Кстати, по идее, в группе должен был быть стукач от "компетентных органов". Все-таки, нас готовили для загранки, таких людей "органы" без опеки не оставляли. Потом я думал, кто бы это мог быть. Скорее всего, он не был из тех, кто поступил сразу после десятого класса. Стараясь рассуждать логично, я все же вычислил двоих-троих, из которых один мог бы им быть. Но я могу и ошибаться. Ни на кого из наших ребят не хочу думать. Да и не так уж это важно теперь. Во всяком случае, визу из нашей группы не открыли только мне, я точно знал почему, и никого в этом обвинять не мог. Так что если и был такой, вреда он никому не нанёс.
Правда, вспомнился эпизод, который заставляет задуматься. Помню, один наш парень познакомился с молоденькой медсестрой. Через какое-то время он стал нам показывать ампулу морфия, которую эта дурёха ему дала.

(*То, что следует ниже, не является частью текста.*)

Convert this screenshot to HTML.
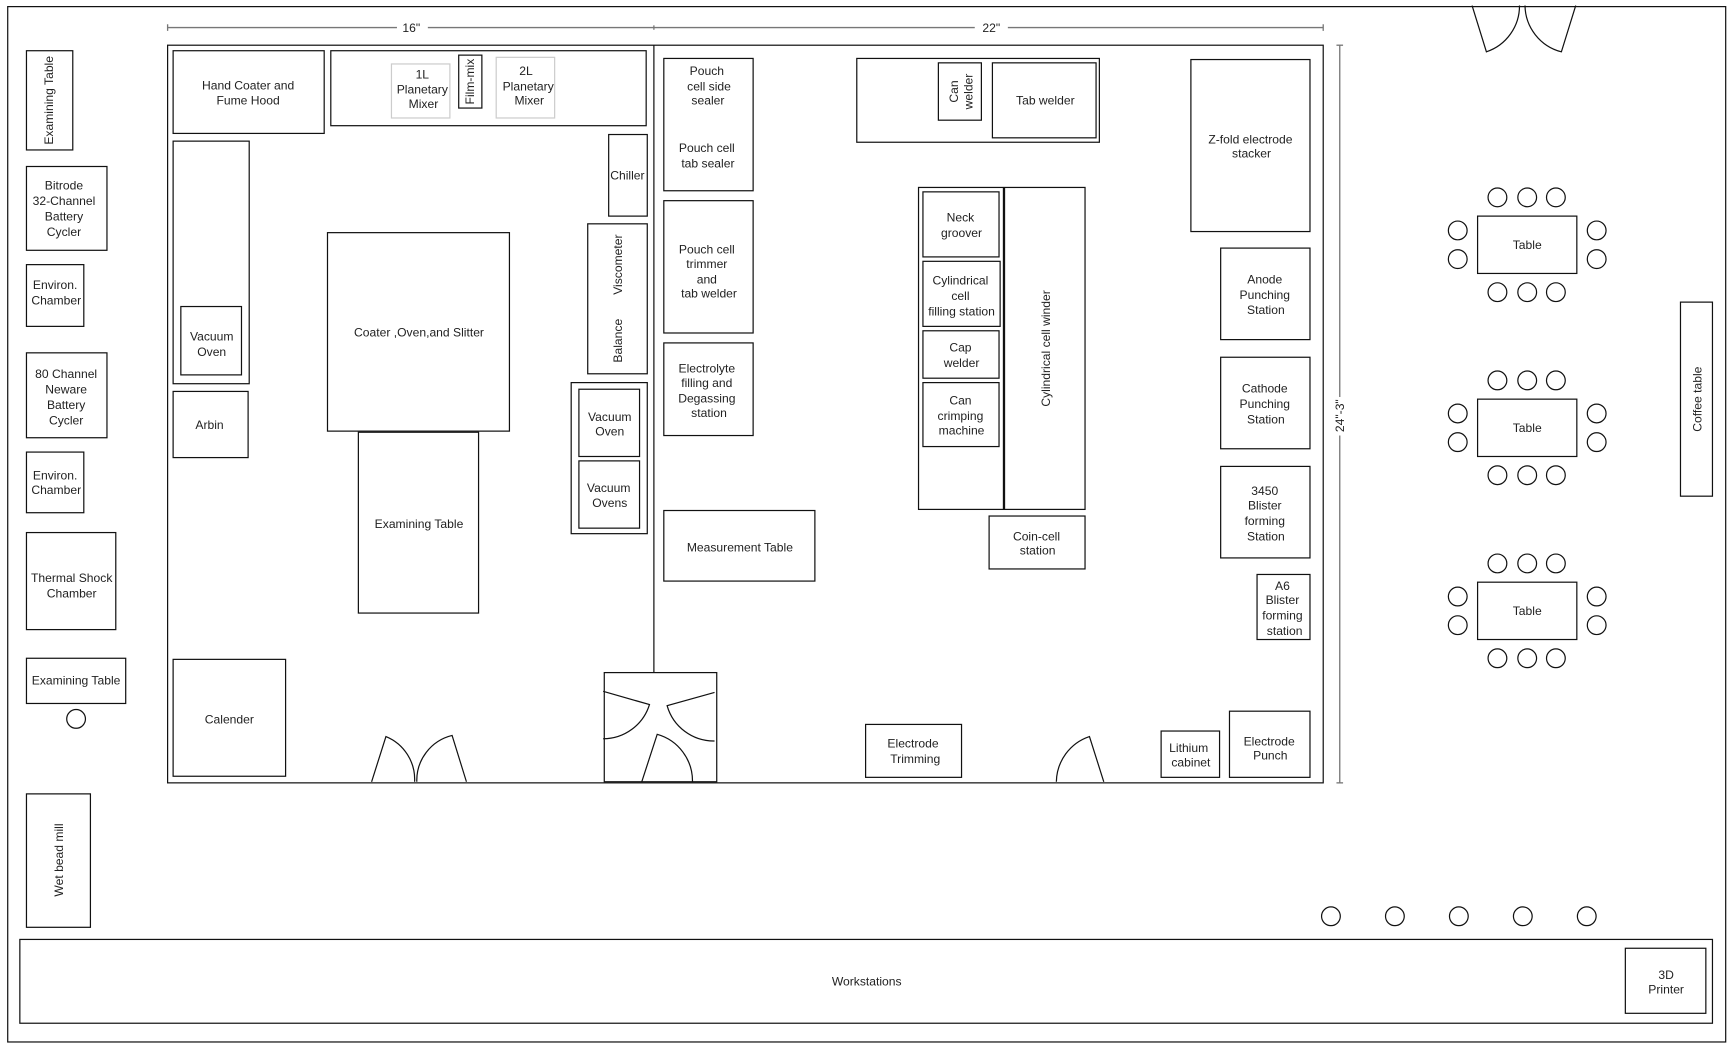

Надо сказать, в то время наркомания в СССР практически отсутствовала. Я имею в виду тяжёлые наркотики: опиум, героин, морфий, о синтетических наркотиках уж и не говорю. Легкие наркотики типа анаши были широко распространены на Кавказе и в Средней Азии, но на остальной территории они хождения не имели.
Я слышал, что были наркоманы среди бывших участников войны. В основном, среди танкистов и лётчиков, которые получали в бою тяжёлые ожоги. Они испытывали ужасные боли, и в качестве обезболивающего в госпиталях в те годы применяли морфий, который жалостливые медсестры часто давали им бесконтрольно. Некоторые в результате становились наркоманами. Но таких всё же были единицы.
Поэтому, парень, как бы бравировал, демонстрируя нам морфин, это было что-то экзотическое и, конечно, запретное. Это стало известно нашим отцам-командирам. Парня таскали к Симоненко, ампулу отобрали, выясняли, откуда она у него. Потом Утёнок провел собрание нашей группы, говорил о вреде наркотиков и интересовался, не видел ли кто-нибудь из нас, чтобы он втихаря делал себе укол. Естественно, все понимали, что это полная ерунда. Наверху у нас были не дураки, поняли, в конце концов, что это была просто мальчишеская бравада.
Для парня это осталось без последствий. Но вот, откуда о морфии стало известно нашему начальству?